RIGHT CONDUCT

99 Benevolence and Charity are the first Masonic virtues to which an Entered Apprentice is introduced on his Initiation. In the Charge which follows Initiation, the ‘solid foundation on which Freemasonry rests — the practice of every moral and social virtue’ is spelled out at length:

As a Freemason, let me recommend to your most serious contemplation the V(olume) of S(acred) L(aw), charging you to consider it as the unerring standard of truth and justice and to regulate your actions by the divine precepts it contains. Therein you will be taught the important duties you owe to God, to your neighbour and to yourself...

As a citizen of the world, I am to enjoin you to be exemplary in the discharge of your civil duties...

As an individual, let me recommend the practice of every domestic duty as well as public virtue; let Prudence direct you, Temperance chasten you, Fortitude support you, and Justice be the guide of all your actions...
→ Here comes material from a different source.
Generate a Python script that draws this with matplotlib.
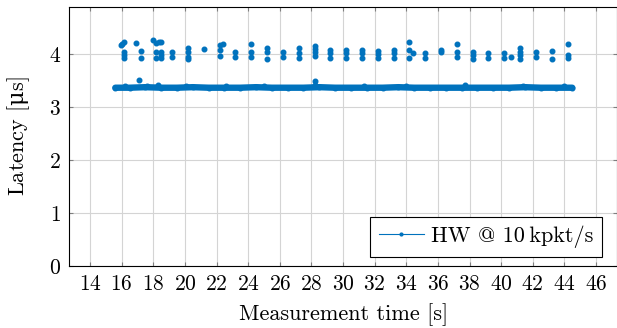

And as a last general recommendation, let me exhort you to dedicate yourself to such pursuits as may at once enable you to be respectable in life, useful to mankind, and an ornament to the society of which you have this day become a member...

100 In all Lodges under the jurisdiction of the United Grand Lodge, the Bible lies open and it is this V S L to which the mind of the Christian Freemason is drawn. Yet the Bible is immeasurably more than a guide to good and proper moral conduct. It is the record of God’s revelation of himself to man and his incarnation in human form to achieve the redemption of man from sin by his own self-offering on the Cross. The First Degree lecture, however, speaks of attaining the ‘Ethereal Mansion’ through the exercise of Faith, Hope and Charity.

In the Ritual of the Second Degree, the candidate is instructed:

But as we are not all operative Masons, but rather free and accepted, or speculative, we apply these ts [tools] to our morals. In this sense, the Sq [Square] teaches morality, the L [Level] equality, and the PR [Plumb Rule] justness and uprightness of life and actions. Thus by square conduct, level steps, and upright intentions we hope to ascend to those immortal mansions whence all goodness emanates.

At the conclusion in the ceremony of Raising, or the ritual of the Third of the Craft Degrees, the newly ‘raised’ Master Mason is told:

Thus the working tools of a Master Mason teach us to bear in mind, and act according to, the laws of our Divine Creator, that, when we shall be summoned from this sublunary abode, we may ascend to the Grand Lodge above, where the world’s Great Architect lives and reigns for ever.

The question arises: Is the Master Mason being assured that if he lives a good and moral life he will inevitably ‘ascend’ to live with his Creator? Is this really what is meant? Comforting though it may be for some, it appears to have the marks of a familiar English heresy — Pelagianism —since the grace and forgiveness of God in Christ and the power of the Holy Spirit are being ignored. The Working Group cannot therefore accept the statement in the United Grand Lodge’s leaflet (referred to in paras. 58 and 73) that Freemasonry ‘does not claim to lead to salvation by works, by secret knowledge, or by any other means’. It seems to the Working Group that in the light of the extracts quoted above, salvation by works is both implicit and explicit in the rituals.